2.6.2. Amazon CloudWatch
š” First Principle: Amazon CloudWatch provides a comprehensive and scalable monitoring service that collects operational data (metrics, logs, events) from AWS and on-premises resources, enabling real-time insights and automated actions.
Amazon CloudWatch is the primary monitoring and observability service for AWS. It provides data and actionable insights to monitor your applications, respond to system-wide performance changes, and optimize resource utilization.
Key Characteristics of Amazon CloudWatch:
- Metrics: Time-series data points that represent a measurement of a particular aspect of a resource or application. Automatically collected for most AWS services (e.g., EC2 CPU Utilization, RDS Database Connections). You can also publish custom metrics from your applications.
- Logs: Centralizes logs from various sources, such as Lambda functions, EC2 instances (via CloudWatch Agent), and custom applications. Allows for real-time monitoring and searching.
- Events: Represents a change in your AWS environment that indicates a change in a resource or condition. Captures events from AWS services and custom applications, enabling event-driven automation.
- Alarms: Monitors metrics and automatically triggers actions when a defined threshold is breached.

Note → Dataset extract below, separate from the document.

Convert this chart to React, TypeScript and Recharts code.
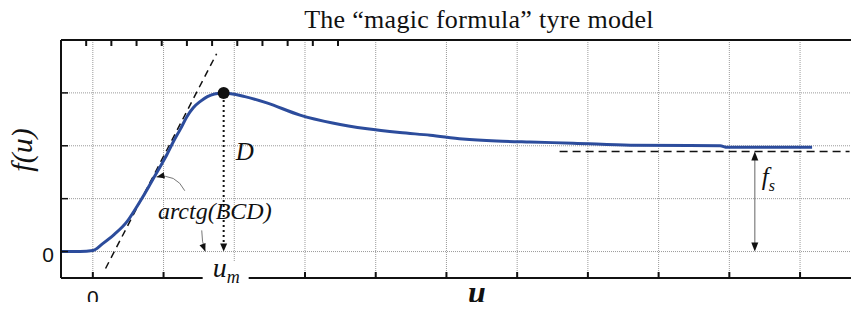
import React from "react";
import {
  LineChart,
  Line,
  XAxis,
  YAxis,
  CartesianGrid,
  ReferenceLine,
  ReferenceDot,
} from "recharts";

// curve f(u)
const uValues = [
  -0.45, -0.18, 0, 0.14, 0.3, 0.48, 0.6, 0.71, 0.83, 0.95, 1.05, 1.14, 1.24, 1.33, 1.42, 1.52,
  1.62, 1.72, 1.85, 2.15, 2.46, 2.93, 3.39, 3.88, 4.34, 4.77, 5.23, 5.71, 6.18, 6.79, 7.6, 8.87,
  8.97, 10.17,
];
const fValues = [
  0, 0, 0.02, 0.15, 0.32, 0.56, 0.8, 1.04, 1.32, 1.6, 1.84, 2.08, 2.32, 2.55, 2.72, 2.84, 2.93,
  2.98, 3.0, 2.93, 2.81, 2.58, 2.43, 2.32, 2.25, 2.2, 2.13, 2.09, 2.07, 2.05, 2.01, 2.0, 1.97,
  1.97,
];

const xTicks = [0, 1, 2, 3, 4, 5, 6, 7, 8, 9, 10, 11];
const yTicks = [0, 1, 2, 3, 4];
const xDomain = [-0.45, 11.3];
const yDomain = [-0.5, 4];

// annotations
const peak = { u: 1.85, f: 3.0 };
const tangentStart = { x: 0.18, y: -0.32 };
const tangentEnd = { x: 1.75, y: 3.74 };
const asymptoteF = 1.89;
const asymptoteRange = [6.6, 10.7];
const fsU = 9.36;
// bottom tick hidden behind the u_m label
const coveredTick = 2;

const data = uValues.map((u, i) => ({ u, f: fValues[i] }));

const SERIF = "'Liberation Serif', 'Times New Roman', serif";
const SANS = "'Liberation Sans', Arial, sans-serif";
const BLUE = "#2c4c9c";

const arrowHead = (tx: number, ty: number, dx: number, dy: number, len = 9, half = 3.5) => {
  const n = Math.hypot(dx, dy) || 1;
  const ux = dx / n;
  const uy = dy / n;
  const bx = tx - ux * len;
  const by = ty - uy * len;
  return `${tx},${ty} ${bx - uy * half},${by + ux * half} ${bx + uy * half},${by - ux * half}`;
};

const BottomTick = (props: any) => {
  const { x, y, payload } = props;
  return (
    <g>
      {payload.value !== coveredTick && (
        <line x1={x} y1={y} x2={x} y2={y - 6} stroke="#111" strokeWidth={2} />
      )}
      {payload.value === 0 && (
        <text x={x} y={y + 27} textAnchor="middle" fontFamily={SANS} fontSize={21} fill="#111">
          0
        </text>
      )}
    </g>
  );
};

const TopTick = (props: any) => {
  const { x, y } = props;
  return <line x1={x} y1={y} x2={x} y2={y + 6} stroke="#111" strokeWidth={2} />;
};

const LeftTick = (props: any) => {
  const { x, y, payload } = props;
  return (
    <g>
      <line x1={x} y1={y} x2={x + 7} y2={y} stroke="#111" strokeWidth={1.5} />
      {payload.value === 0 && (
        <text x={x - 7} y={y + 10} textAnchor="end" fontFamily={SANS} fontSize={21} fill="#111">
          0
        </text>
      )}
    </g>
  );
};

const DottedDrop = (props: any) => {
  const { x1, y1, x2, y2 } = props;
  return (
    <g>
      <line x1={x1} y1={y1 + 7} x2={x2} y2={y2 - 8} stroke="#111" strokeWidth={2} strokeDasharray="2 3" />
      <polygon points={arrowHead(x2, y2, 0, 1, 8, 3.5)} fill="#111" />
    </g>
  );
};

const DoubleArrow = (props: any) => {
  const { x1, y1, x2, y2 } = props;
  return (
    <g>
      <line x1={x1} y1={y1 + 8} x2={x2} y2={y2 - 8} stroke="#888" strokeWidth={1.3} />
      <polygon points={arrowHead(x1, y1, 0, -1, 9, 3.5)} fill="#111" />
      <polygon points={arrowHead(x2, y2, 0, 1, 9, 3.5)} fill="#111" />
    </g>
  );
};

const curvedArrow = (bend: number) => (props: any) => {
  const { x1, y1, x2, y2 } = props;
  const mx = (x1 + x2) / 2;
  const my = (y1 + y2) / 2;
  const dx = x2 - x1;
  const dy = y2 - y1;
  const n = Math.hypot(dx, dy) || 1;
  const cx = mx + (-dy / n) * bend;
  const cy = my + (dx / n) * bend;
  return (
    <g>
      <path d={`M${x1},${y1} Q${cx},${cy} ${x2},${y2}`} fill="none" stroke="#777" strokeWidth={1} />
      <polygon points={arrowHead(x2, y2, x2 - cx, y2 - cy, 8, 3.2)} fill="#111" />
    </g>
  );
};

const textShape =
  (content: React.ReactNode, anchor: "start" | "middle" | "end", size: number) => (props: any) =>
    (
      <text
        x={props.cx}
        y={props.cy}
        textAnchor={anchor}
        fontFamily={SERIF}
        fontStyle="italic"
        fontSize={size}
        fill="#111"
      >
        {content}
      </text>
    );

const UmLabel = (props: any) => {
  const { cx, cy } = props;
  return (
    <g>
      <rect x={cx - 21} y={cy - 16} width={46} height={30} fill="#fff" />
      <text x={cx - 11} y={cy - 1} fontFamily={SERIF} fontStyle="italic" fontSize={28} fill="#111">
        u
        <tspan fontSize={18} dy={6}>
          m
        </tspan>
      </text>
    </g>
  );
};

const App = () => {
  return (
    <div style={{ margin: -8, width: 859, height: 310, overflow: "hidden", position: "relative", background: "#fff" }}>
      <LineChart width={900} height={310} data={data} margin={{ top: 39, right: 8, bottom: 31, left: 60 }}>
        <CartesianGrid stroke="#9a9a9a" strokeDasharray="1 1" />
        <XAxis
          dataKey="u"
          type="number"
          domain={xDomain}
          ticks={xTicks}
          allowDataOverflow
          height={1}
          tickSize={0}
          tickMargin={0}
          tickLine={false}
          axisLine={{ stroke: "#111", strokeWidth: 2 }}
          tick={<BottomTick />}
        />
        <XAxis
          xAxisId="top"
          orientation="top"
          type="number"
          domain={xDomain}
          ticks={xTicks}
          allowDataOverflow
          height={1}
          tickSize={0}
          tickMargin={0}
          tickLine={false}
          axisLine={{ stroke: "#111", strokeWidth: 2 }}
          tick={<TopTick />}
        />
        <YAxis
          type="number"
          domain={yDomain}
          ticks={yTicks}
          allowDataOverflow
          width={1}
          tickSize={0}
          tickMargin={0}
          tickLine={false}
          axisLine={{ stroke: "#111", strokeWidth: 2 }}
          tick={<LeftTick />}
        />
        <ReferenceLine
          segment={[tangentStart, tangentEnd]}
          stroke="#111"
          strokeWidth={1.5}
          strokeDasharray="7 5"
          ifOverflow="visible"
        />
        <ReferenceLine
          segment={[
            { x: asymptoteRange[0], y: asymptoteF },
            { x: asymptoteRange[1], y: asymptoteF },
          ]}
          stroke="#111"
          strokeWidth={1.5}
          strokeDasharray="8 5"
          ifOverflow="visible"
        />
        <Line
          type="monotone"
          dataKey="f"
          stroke={BLUE}
          strokeWidth={3}
          dot={false}
          activeDot={false}
          isAnimationActive={false}
        />
        <ReferenceLine
          segment={[
            { x: peak.u, y: peak.f },
            { x: peak.u, y: 0 },
          ]}
          shape={DottedDrop}
          ifOverflow="visible"
        />
        <ReferenceLine
          segment={[
            { x: fsU, y: asymptoteF },
            { x: fsU, y: 0 },
          ]}
          shape={DoubleArrow}
          ifOverflow="visible"
        />
        <ReferenceLine
          segment={[
            { x: 1.3, y: 1.15 },
            { x: 0.9, y: 1.41 },
          ]}
          shape={curvedArrow(12)}
          ifOverflow="visible"
        />
        <ReferenceLine
          segment={[
            { x: 1.54, y: 0.4 },
            { x: 1.59, y: 0 },
          ]}
          shape={curvedArrow(2)}
          ifOverflow="visible"
        />
        <ReferenceDot x={peak.u} y={peak.f} r={6} fill="#111" stroke="none" ifOverflow="visible" />
        <ReferenceDot x={2.15} y={1.73} shape={textShape("D", "middle", 25)} ifOverflow="visible" />
        <ReferenceDot x={0.92} y={0.62} shape={textShape("arctg(BCD)", "start", 24)} ifOverflow="visible" />
        <ReferenceDot
          x={9.46}
          y={1.26}
          shape={textShape(
            <>
              f
              <tspan fontSize={16} dy={6}>
                s
              </tspan>
            </>,
            "start",
            25
          )}
          ifOverflow="visible"
        />
        <ReferenceDot x={peak.u} y={-0.5} shape={UmLabel} ifOverflow="visible" />
      </LineChart>
      <svg
        width={859}
        height={310}
        style={{ position: "absolute", left: 0, top: 0, pointerEvents: "none" }}
      >
        <text
          x={479}
          y={28}
          textAnchor="middle"
          fontFamily={SERIF}
          fontSize={26}
          letterSpacing={0.3}
          fill="#111"
        >
          The “magic formula” tyre model
        </text>
        <text
          transform="translate(32,150) rotate(-90)"
          textAnchor="middle"
          fontFamily={SERIF}
          fontStyle="italic"
          fontSize={30}
          fill="#111"
        >
          f(u)
        </text>
        <text
          x={477}
          y={303}
          textAnchor="middle"
          fontFamily={SERIF}
          fontStyle="italic"
          fontWeight="bold"
          fontSize={32}
          fill="#111"
        >
          u
        </text>
      </svg>
    </div>
  );
};

export default App;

Notifies users of critical issues (e.g., high CPU, low disk space).
- Dashboards: Customizable visualizations of metrics and alarms for operational oversight.
Scenario: A company needs to monitor the CPU utilization of its EC2 instances, collect application logs, and be alerted if the CPU usage exceeds a certain threshold.
Reflection Question: How does Amazon CloudWatch, by providing comprehensive data collection (metrics, logs) and automated alerting (alarms), enable businesses to gain real-time insights into their AWS environment and proactively respond to operational events?